At the time, I was shocked by his reply because I fully respected him, and I was clearly sitting across from him with an alternative hairstyle. My agents had certainly seen me this way and continued to trust and value my work. I didn't know what to say. Looking back, I wish I had questioned him further. In retrospect, I believe that he continued to see me as the conservatively dressed brunette that he saw when he interviewed me.
Next month, I'll write more about why this conversation matters and why we must change our own internal perspectives and our external image. I'll address two factors that have me convinced that diversity and representation matter in recruiting and how we as individuals can encourage a shift in our industry's image.

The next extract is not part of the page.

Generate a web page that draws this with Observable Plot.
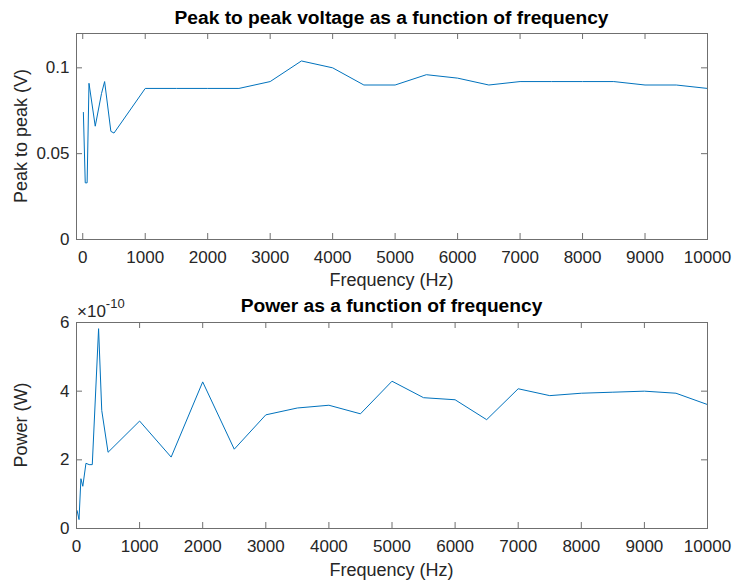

I am sure that I am not the only one with a personal story like this, and I encourage you to think about the parts of yourself that you still don't bring to work. They may be small, but consider if you had something of yourself that was bigger and that you couldn't conceal. What would it be like to look for role models and see people who you don't resemble? How would you feel about applying for a job at a company where you didn't feel you could be yourself?